-- Start Data to process --

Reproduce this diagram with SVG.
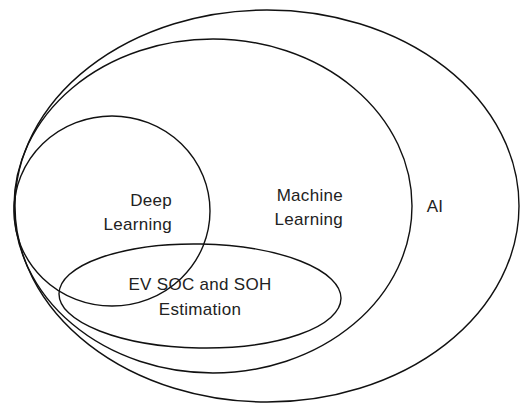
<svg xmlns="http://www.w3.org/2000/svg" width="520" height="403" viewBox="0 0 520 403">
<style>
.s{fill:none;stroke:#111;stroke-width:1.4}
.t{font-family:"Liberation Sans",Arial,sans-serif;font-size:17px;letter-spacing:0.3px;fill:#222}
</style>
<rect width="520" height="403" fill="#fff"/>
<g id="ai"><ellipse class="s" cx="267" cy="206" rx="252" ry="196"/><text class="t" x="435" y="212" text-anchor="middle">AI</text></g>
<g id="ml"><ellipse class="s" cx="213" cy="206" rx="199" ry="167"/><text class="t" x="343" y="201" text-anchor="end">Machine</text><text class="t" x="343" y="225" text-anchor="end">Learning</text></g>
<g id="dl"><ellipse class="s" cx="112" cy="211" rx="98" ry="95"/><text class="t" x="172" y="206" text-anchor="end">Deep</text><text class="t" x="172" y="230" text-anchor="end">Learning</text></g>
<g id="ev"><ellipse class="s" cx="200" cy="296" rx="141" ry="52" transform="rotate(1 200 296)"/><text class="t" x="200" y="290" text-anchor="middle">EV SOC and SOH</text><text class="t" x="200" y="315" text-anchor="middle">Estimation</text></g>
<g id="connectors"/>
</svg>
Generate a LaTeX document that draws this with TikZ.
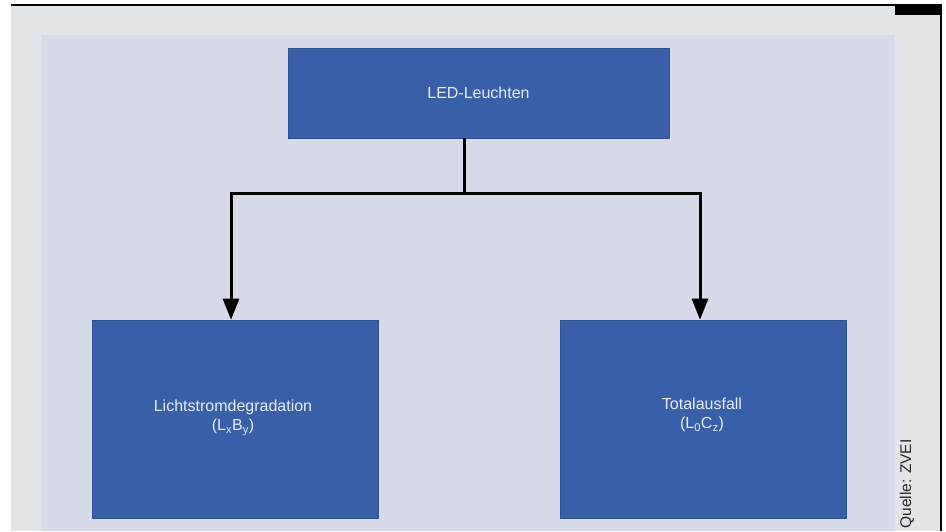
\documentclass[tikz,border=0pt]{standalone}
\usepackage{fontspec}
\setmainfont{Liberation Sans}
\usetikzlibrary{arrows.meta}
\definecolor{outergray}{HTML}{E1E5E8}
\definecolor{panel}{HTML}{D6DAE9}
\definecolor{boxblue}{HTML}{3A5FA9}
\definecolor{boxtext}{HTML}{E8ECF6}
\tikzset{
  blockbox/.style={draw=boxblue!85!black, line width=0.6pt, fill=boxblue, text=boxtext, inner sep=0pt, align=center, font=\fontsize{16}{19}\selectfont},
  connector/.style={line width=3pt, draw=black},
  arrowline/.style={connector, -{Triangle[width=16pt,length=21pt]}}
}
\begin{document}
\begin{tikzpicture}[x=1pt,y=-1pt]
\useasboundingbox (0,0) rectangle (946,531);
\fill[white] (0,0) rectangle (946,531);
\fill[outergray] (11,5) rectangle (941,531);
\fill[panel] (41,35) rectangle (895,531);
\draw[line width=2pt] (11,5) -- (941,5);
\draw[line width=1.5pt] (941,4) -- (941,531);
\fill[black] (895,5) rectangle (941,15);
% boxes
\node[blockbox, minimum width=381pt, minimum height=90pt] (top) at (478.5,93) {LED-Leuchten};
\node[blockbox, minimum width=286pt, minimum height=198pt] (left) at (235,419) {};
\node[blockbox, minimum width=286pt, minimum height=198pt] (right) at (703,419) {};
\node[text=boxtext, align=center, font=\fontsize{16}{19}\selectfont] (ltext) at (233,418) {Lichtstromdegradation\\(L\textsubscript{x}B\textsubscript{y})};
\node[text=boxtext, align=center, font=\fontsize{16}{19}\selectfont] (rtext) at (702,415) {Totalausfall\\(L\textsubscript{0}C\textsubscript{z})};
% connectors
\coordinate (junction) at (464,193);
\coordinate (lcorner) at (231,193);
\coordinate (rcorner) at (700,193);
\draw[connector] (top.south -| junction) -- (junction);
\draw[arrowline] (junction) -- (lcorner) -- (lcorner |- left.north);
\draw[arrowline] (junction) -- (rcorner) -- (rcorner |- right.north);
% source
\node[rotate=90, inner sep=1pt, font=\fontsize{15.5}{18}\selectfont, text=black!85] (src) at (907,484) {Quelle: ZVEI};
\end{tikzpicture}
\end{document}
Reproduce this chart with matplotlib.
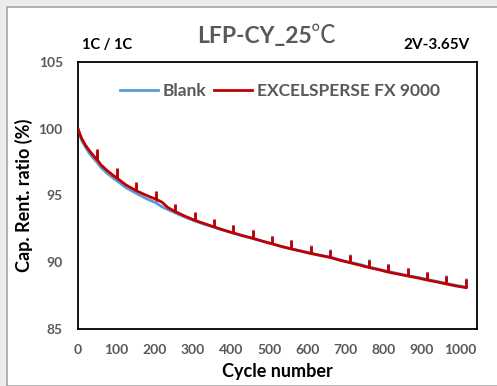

-- End Data to process --

**Exercise description:** Without the pictures, return all the records precisely as they stand.

**Response to this exercise:**
Reproduce this diagram with SVG.
<svg xmlns="http://www.w3.org/2000/svg" width="520" height="403" viewBox="0 0 520 403">
<style>
.s{fill:none;stroke:#111;stroke-width:1.4}
.t{font-family:"Liberation Sans",Arial,sans-serif;font-size:17px;letter-spacing:0.3px;fill:#222}
</style>
<rect width="520" height="403" fill="#fff"/>
<g id="ai"><ellipse class="s" cx="267" cy="206" rx="252" ry="196"/><text class="t" x="435" y="212" text-anchor="middle">AI</text></g>
<g id="ml"><ellipse class="s" cx="213" cy="206" rx="199" ry="167"/><text class="t" x="343" y="201" text-anchor="end">Machine</text><text class="t" x="343" y="225" text-anchor="end">Learning</text></g>
<g id="dl"><ellipse class="s" cx="112" cy="211" rx="98" ry="95"/><text class="t" x="172" y="206" text-anchor="end">Deep</text><text class="t" x="172" y="230" text-anchor="end">Learning</text></g>
<g id="ev"><ellipse class="s" cx="200" cy="296" rx="141" ry="52" transform="rotate(1 200 296)"/><text class="t" x="200" y="290" text-anchor="middle">EV SOC and SOH</text><text class="t" x="200" y="315" text-anchor="middle">Estimation</text></g>
<g id="connectors"/>
</svg>
Generate a LaTeX document that draws this with TikZ.
\documentclass[tikz,border=0pt]{standalone}
\usepackage{fontspec}
\setmainfont{Liberation Sans}
\usetikzlibrary{arrows.meta}
\definecolor{outergray}{HTML}{E1E5E8}
\definecolor{panel}{HTML}{D6DAE9}
\definecolor{boxblue}{HTML}{3A5FA9}
\definecolor{boxtext}{HTML}{E8ECF6}
\tikzset{
  blockbox/.style={draw=boxblue!85!black, line width=0.6pt, fill=boxblue, text=boxtext, inner sep=0pt, align=center, font=\fontsize{16}{19}\selectfont},
  connector/.style={line width=3pt, draw=black},
  arrowline/.style={connector, -{Triangle[width=16pt,length=21pt]}}
}
\begin{document}
\begin{tikzpicture}[x=1pt,y=-1pt]
\useasboundingbox (0,0) rectangle (946,531);
\fill[white] (0,0) rectangle (946,531);
\fill[outergray] (11,5) rectangle (941,531);
\fill[panel] (41,35) rectangle (895,531);
\draw[line width=2pt] (11,5) -- (941,5);
\draw[line width=1.5pt] (941,4) -- (941,531);
\fill[black] (895,5) rectangle (941,15);
% boxes
\node[blockbox, minimum width=381pt, minimum height=90pt] (top) at (478.5,93) {LED-Leuchten};
\node[blockbox, minimum width=286pt, minimum height=198pt] (left) at (235,419) {};
\node[blockbox, minimum width=286pt, minimum height=198pt] (right) at (703,419) {};
\node[text=boxtext, align=center, font=\fontsize{16}{19}\selectfont] (ltext) at (233,418) {Lichtstromdegradation\\(L\textsubscript{x}B\textsubscript{y})};
\node[text=boxtext, align=center, font=\fontsize{16}{19}\selectfont] (rtext) at (702,415) {Totalausfall\\(L\textsubscript{0}C\textsubscript{z})};
% connectors
\coordinate (junction) at (464,193);
\coordinate (lcorner) at (231,193);
\coordinate (rcorner) at (700,193);
\draw[connector] (top.south -| junction) -- (junction);
\draw[arrowline] (junction) -- (lcorner) -- (lcorner |- left.north);
\draw[arrowline] (junction) -- (rcorner) -- (rcorner |- right.north);
% source
\node[rotate=90, inner sep=1pt, font=\fontsize{15.5}{18}\selectfont, text=black!85] (src) at (907,484) {Quelle: ZVEI};
\end{tikzpicture}
\end{document}
Reproduce this chart with matplotlib.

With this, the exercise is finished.